§ **Stated task**
Exactly as written, quote every line that follows, skipping the images.

══════════

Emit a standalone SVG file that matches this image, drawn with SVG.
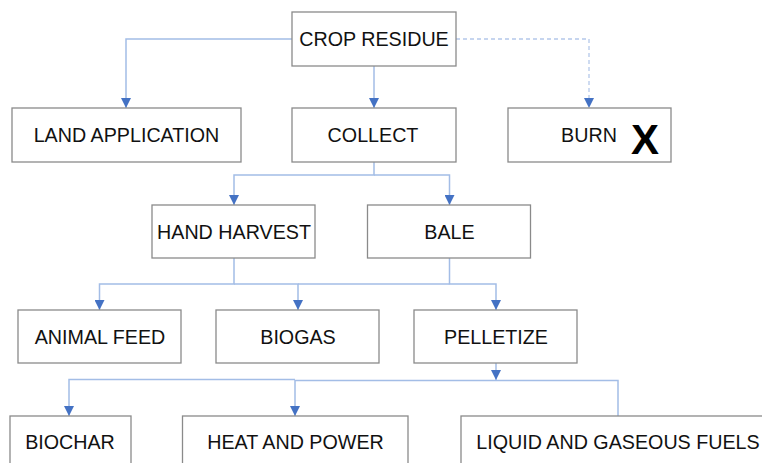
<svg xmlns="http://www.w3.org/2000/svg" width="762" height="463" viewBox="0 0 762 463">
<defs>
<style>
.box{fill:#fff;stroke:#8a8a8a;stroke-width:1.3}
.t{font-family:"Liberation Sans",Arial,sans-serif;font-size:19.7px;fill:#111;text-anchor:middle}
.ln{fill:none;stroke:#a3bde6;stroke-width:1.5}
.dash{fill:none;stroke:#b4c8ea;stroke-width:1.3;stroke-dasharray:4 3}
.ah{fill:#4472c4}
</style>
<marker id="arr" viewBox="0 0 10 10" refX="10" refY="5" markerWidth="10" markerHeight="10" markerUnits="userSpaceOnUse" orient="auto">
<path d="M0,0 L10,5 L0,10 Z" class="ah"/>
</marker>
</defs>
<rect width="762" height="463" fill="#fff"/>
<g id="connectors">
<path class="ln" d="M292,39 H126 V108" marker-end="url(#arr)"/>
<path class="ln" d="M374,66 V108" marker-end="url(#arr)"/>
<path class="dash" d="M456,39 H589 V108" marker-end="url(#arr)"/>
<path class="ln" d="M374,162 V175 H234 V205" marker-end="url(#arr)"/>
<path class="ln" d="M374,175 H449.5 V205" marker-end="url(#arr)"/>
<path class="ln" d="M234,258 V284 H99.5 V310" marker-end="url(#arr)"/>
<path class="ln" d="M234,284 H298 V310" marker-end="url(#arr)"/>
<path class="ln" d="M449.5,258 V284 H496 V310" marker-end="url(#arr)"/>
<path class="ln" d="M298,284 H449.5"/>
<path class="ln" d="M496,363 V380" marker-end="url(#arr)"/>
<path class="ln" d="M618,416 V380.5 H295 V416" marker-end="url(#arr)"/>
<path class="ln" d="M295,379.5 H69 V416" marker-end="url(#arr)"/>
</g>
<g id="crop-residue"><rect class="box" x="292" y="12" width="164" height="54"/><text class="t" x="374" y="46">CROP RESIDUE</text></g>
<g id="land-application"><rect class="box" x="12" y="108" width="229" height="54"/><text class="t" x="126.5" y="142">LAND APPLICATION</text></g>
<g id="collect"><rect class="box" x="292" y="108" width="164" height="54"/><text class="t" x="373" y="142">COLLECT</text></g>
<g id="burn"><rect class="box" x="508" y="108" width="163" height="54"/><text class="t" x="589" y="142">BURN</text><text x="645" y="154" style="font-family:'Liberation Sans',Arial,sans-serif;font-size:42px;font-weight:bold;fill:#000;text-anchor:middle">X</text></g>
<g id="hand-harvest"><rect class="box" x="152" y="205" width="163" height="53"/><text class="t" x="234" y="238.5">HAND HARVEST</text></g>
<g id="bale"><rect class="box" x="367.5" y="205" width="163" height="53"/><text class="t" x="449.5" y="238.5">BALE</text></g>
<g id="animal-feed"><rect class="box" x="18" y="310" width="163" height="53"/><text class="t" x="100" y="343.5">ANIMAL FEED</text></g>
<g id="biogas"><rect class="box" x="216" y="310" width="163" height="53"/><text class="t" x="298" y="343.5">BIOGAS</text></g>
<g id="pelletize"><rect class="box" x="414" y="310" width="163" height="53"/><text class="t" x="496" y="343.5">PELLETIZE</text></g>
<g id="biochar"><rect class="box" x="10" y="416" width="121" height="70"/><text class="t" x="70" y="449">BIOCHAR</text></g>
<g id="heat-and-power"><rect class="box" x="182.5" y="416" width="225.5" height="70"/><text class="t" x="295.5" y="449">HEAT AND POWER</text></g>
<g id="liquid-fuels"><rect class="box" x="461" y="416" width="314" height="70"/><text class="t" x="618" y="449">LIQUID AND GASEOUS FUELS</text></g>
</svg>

══════════

§ **Full output**
Emit a standalone SVG file that matches this image, drawn with SVG.
<svg xmlns="http://www.w3.org/2000/svg" width="762" height="463" viewBox="0 0 762 463">
<defs>
<style>
.box{fill:#fff;stroke:#8a8a8a;stroke-width:1.3}
.t{font-family:"Liberation Sans",Arial,sans-serif;font-size:19.7px;fill:#111;text-anchor:middle}
.ln{fill:none;stroke:#a3bde6;stroke-width:1.5}
.dash{fill:none;stroke:#b4c8ea;stroke-width:1.3;stroke-dasharray:4 3}
.ah{fill:#4472c4}
</style>
<marker id="arr" viewBox="0 0 10 10" refX="10" refY="5" markerWidth="10" markerHeight="10" markerUnits="userSpaceOnUse" orient="auto">
<path d="M0,0 L10,5 L0,10 Z" class="ah"/>
</marker>
</defs>
<rect width="762" height="463" fill="#fff"/>
<g id="connectors">
<path class="ln" d="M292,39 H126 V108" marker-end="url(#arr)"/>
<path class="ln" d="M374,66 V108" marker-end="url(#arr)"/>
<path class="dash" d="M456,39 H589 V108" marker-end="url(#arr)"/>
<path class="ln" d="M374,162 V175 H234 V205" marker-end="url(#arr)"/>
<path class="ln" d="M374,175 H449.5 V205" marker-end="url(#arr)"/>
<path class="ln" d="M234,258 V284 H99.5 V310" marker-end="url(#arr)"/>
<path class="ln" d="M234,284 H298 V310" marker-end="url(#arr)"/>
<path class="ln" d="M449.5,258 V284 H496 V310" marker-end="url(#arr)"/>
<path class="ln" d="M298,284 H449.5"/>
<path class="ln" d="M496,363 V380" marker-end="url(#arr)"/>
<path class="ln" d="M618,416 V380.5 H295 V416" marker-end="url(#arr)"/>
<path class="ln" d="M295,379.5 H69 V416" marker-end="url(#arr)"/>
</g>
<g id="crop-residue"><rect class="box" x="292" y="12" width="164" height="54"/><text class="t" x="374" y="46">CROP RESIDUE</text></g>
<g id="land-application"><rect class="box" x="12" y="108" width="229" height="54"/><text class="t" x="126.5" y="142">LAND APPLICATION</text></g>
<g id="collect"><rect class="box" x="292" y="108" width="164" height="54"/><text class="t" x="373" y="142">COLLECT</text></g>
<g id="burn"><rect class="box" x="508" y="108" width="163" height="54"/><text class="t" x="589" y="142">BURN</text><text x="645" y="154" style="font-family:'Liberation Sans',Arial,sans-serif;font-size:42px;font-weight:bold;fill:#000;text-anchor:middle">X</text></g>
<g id="hand-harvest"><rect class="box" x="152" y="205" width="163" height="53"/><text class="t" x="234" y="238.5">HAND HARVEST</text></g>
<g id="bale"><rect class="box" x="367.5" y="205" width="163" height="53"/><text class="t" x="449.5" y="238.5">BALE</text></g>
<g id="animal-feed"><rect class="box" x="18" y="310" width="163" height="53"/><text class="t" x="100" y="343.5">ANIMAL FEED</text></g>
<g id="biogas"><rect class="box" x="216" y="310" width="163" height="53"/><text class="t" x="298" y="343.5">BIOGAS</text></g>
<g id="pelletize"><rect class="box" x="414" y="310" width="163" height="53"/><text class="t" x="496" y="343.5">PELLETIZE</text></g>
<g id="biochar"><rect class="box" x="10" y="416" width="121" height="70"/><text class="t" x="70" y="449">BIOCHAR</text></g>
<g id="heat-and-power"><rect class="box" x="182.5" y="416" width="225.5" height="70"/><text class="t" x="295.5" y="449">HEAT AND POWER</text></g>
<g id="liquid-fuels"><rect class="box" x="461" y="416" width="314" height="70"/><text class="t" x="618" y="449">LIQUID AND GASEOUS FUELS</text></g>
</svg>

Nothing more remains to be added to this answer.